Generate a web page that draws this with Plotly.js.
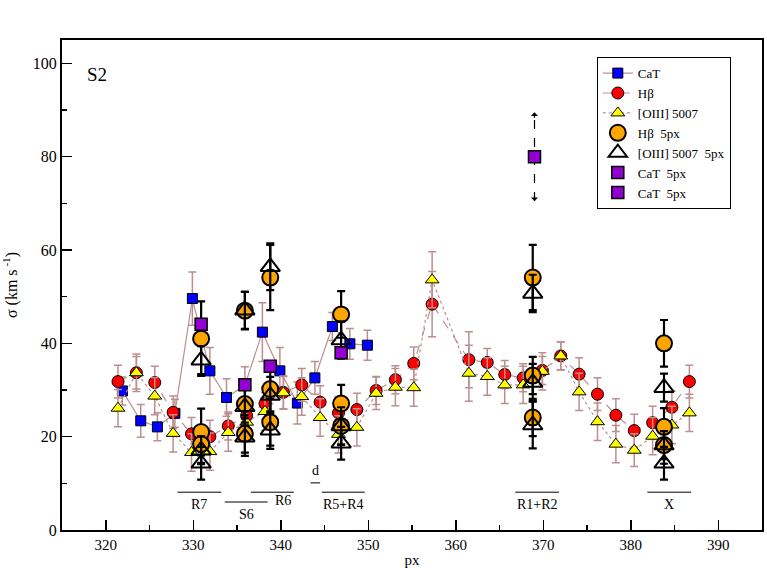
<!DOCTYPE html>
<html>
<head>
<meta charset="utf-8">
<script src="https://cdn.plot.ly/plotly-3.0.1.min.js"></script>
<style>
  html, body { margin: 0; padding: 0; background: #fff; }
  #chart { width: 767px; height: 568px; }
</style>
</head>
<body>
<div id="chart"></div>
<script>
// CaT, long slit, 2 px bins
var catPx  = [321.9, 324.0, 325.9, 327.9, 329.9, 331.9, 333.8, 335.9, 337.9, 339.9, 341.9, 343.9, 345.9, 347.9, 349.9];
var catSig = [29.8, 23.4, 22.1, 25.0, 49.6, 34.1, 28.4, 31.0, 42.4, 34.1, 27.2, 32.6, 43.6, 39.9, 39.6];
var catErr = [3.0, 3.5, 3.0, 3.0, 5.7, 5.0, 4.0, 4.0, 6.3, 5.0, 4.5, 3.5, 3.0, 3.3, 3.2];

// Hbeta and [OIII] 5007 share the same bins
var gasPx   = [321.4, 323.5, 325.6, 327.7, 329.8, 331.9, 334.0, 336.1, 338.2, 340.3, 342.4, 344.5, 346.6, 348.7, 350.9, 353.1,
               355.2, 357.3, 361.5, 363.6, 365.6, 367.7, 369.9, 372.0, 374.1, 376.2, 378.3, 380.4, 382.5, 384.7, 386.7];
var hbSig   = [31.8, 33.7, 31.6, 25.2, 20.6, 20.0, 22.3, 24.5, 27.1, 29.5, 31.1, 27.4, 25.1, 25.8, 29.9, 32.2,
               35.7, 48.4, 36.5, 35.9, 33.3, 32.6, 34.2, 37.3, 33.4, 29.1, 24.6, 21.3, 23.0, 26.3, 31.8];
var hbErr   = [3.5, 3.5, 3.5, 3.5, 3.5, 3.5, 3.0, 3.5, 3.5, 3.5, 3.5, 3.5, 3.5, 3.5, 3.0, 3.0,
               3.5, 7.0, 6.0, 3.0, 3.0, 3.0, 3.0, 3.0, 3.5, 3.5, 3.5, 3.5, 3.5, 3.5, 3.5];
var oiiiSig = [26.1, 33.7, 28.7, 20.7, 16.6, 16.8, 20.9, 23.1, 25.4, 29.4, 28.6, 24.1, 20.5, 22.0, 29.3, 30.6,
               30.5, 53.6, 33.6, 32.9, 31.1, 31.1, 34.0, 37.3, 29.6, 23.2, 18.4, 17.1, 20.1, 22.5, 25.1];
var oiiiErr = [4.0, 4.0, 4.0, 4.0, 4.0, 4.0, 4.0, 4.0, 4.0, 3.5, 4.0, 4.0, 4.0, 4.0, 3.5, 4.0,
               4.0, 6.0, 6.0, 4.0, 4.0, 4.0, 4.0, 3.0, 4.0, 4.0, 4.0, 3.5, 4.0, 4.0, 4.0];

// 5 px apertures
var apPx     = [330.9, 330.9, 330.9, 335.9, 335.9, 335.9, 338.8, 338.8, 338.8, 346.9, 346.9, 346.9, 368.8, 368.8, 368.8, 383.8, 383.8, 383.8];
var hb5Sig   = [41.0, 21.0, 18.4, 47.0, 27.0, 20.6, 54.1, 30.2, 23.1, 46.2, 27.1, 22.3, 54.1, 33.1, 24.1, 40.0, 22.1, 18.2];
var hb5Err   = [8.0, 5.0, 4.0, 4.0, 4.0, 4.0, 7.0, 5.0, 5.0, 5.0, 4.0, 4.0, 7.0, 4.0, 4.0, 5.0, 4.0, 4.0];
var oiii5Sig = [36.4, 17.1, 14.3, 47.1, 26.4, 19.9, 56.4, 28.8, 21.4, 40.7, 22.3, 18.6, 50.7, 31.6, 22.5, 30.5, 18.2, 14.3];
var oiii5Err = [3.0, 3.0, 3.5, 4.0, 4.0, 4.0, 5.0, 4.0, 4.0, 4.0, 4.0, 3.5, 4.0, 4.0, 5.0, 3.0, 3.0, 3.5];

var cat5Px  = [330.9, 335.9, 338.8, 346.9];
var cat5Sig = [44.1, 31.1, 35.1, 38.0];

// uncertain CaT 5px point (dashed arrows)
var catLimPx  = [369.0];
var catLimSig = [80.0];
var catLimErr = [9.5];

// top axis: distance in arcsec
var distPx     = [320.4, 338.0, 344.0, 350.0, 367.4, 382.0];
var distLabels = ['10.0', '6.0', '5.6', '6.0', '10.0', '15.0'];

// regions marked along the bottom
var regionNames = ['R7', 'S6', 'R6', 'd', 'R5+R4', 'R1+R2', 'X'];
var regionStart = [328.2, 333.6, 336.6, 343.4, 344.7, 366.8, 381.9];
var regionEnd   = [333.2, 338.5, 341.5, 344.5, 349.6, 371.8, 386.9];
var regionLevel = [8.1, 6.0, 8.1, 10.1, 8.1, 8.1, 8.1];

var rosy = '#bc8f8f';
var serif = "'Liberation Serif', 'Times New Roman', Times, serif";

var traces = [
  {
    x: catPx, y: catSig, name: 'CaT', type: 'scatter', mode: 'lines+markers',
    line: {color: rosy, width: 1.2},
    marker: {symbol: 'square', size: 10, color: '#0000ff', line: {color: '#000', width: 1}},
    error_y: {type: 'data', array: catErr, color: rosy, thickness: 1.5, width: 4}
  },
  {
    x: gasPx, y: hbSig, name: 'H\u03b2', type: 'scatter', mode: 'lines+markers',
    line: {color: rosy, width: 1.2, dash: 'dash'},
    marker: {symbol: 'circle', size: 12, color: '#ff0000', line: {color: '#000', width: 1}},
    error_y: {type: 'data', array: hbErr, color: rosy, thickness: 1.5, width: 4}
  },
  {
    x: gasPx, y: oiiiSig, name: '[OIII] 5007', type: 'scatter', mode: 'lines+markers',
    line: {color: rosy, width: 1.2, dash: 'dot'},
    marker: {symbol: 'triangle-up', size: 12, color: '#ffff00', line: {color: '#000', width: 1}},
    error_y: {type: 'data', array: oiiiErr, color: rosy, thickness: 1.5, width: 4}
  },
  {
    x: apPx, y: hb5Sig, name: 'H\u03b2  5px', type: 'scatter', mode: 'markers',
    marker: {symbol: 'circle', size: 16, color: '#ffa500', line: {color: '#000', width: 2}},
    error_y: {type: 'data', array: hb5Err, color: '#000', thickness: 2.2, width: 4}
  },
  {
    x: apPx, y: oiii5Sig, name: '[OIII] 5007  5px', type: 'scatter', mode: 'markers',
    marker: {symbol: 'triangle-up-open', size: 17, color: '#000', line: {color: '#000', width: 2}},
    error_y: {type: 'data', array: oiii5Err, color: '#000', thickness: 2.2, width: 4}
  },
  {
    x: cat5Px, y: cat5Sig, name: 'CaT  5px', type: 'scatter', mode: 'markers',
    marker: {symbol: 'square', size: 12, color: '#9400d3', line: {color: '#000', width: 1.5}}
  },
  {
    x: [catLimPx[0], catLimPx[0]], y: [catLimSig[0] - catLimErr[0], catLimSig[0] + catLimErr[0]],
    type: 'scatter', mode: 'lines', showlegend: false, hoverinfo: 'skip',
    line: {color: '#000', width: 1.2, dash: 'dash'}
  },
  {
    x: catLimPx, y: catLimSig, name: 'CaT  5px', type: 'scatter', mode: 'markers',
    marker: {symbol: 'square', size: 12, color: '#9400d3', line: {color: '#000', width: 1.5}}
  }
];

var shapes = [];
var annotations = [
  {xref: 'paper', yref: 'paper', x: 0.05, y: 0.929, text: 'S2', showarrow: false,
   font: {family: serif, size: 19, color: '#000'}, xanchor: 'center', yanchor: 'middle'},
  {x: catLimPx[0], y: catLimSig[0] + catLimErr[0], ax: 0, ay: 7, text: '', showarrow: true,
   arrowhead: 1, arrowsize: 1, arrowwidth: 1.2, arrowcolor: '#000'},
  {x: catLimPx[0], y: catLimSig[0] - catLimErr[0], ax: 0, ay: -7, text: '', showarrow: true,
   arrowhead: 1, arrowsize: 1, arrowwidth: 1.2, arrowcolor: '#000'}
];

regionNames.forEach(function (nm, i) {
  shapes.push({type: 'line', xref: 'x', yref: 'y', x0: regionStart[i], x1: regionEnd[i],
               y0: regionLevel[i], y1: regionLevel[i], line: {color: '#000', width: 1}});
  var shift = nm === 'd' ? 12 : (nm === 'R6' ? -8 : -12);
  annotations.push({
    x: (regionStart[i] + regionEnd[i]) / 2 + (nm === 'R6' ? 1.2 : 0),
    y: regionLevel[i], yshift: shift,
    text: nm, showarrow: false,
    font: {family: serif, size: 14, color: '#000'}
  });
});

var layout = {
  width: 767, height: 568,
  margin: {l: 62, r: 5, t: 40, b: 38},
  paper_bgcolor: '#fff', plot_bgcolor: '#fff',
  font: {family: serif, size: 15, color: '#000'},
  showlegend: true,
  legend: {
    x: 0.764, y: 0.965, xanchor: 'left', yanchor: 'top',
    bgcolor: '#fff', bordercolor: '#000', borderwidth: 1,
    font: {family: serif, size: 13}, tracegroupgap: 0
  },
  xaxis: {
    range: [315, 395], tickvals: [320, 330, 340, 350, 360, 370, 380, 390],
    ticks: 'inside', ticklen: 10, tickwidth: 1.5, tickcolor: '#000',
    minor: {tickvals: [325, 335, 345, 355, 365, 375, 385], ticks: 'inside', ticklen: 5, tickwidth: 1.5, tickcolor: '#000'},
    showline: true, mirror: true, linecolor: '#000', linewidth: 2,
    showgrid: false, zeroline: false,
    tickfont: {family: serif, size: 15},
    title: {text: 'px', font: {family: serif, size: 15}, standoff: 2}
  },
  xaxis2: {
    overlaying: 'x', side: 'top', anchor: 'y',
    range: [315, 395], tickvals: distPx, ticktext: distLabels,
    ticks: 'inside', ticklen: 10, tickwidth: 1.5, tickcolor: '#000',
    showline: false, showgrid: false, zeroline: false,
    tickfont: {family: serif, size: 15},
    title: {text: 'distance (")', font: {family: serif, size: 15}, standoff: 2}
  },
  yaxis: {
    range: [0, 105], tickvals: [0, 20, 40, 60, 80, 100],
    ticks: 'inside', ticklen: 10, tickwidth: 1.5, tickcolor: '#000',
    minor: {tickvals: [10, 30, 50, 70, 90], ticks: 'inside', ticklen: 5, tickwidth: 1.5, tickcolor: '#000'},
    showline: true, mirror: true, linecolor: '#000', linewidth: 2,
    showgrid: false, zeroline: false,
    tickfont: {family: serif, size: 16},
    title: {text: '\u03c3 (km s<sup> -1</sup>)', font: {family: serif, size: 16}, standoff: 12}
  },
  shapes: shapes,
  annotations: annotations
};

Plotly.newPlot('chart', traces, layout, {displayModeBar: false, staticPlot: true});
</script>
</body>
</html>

++++

■ EXERCISE DIRECTIONS
Leave out the pictures and restate, word for word, the lines from the top of the data through the line containing "3.0, 3.3, 3.2];", both included.

■ ANSWER TO THIS EXERCISE
Generate a web page that draws this with Plotly.js.
<!DOCTYPE html>
<html>
<head>
<meta charset="utf-8">
<script src="https://cdn.plot.ly/plotly-3.0.1.min.js"></script>
<style>
  html, body { margin: 0; padding: 0; background: #fff; }
  #chart { width: 767px; height: 568px; }
</style>
</head>
<body>
<div id="chart"></div>
<script>
// CaT, long slit, 2 px bins
var catPx  = [321.9, 324.0, 325.9, 327.9, 329.9, 331.9, 333.8, 335.9, 337.9, 339.9, 341.9, 343.9, 345.9, 347.9, 349.9];
var catSig = [29.8, 23.4, 22.1, 25.0, 49.6, 34.1, 28.4, 31.0, 42.4, 34.1, 27.2, 32.6, 43.6, 39.9, 39.6];
var catErr = [3.0, 3.5, 3.0, 3.0, 5.7, 5.0, 4.0, 4.0, 6.3, 5.0, 4.5, 3.5, 3.0, 3.3, 3.2];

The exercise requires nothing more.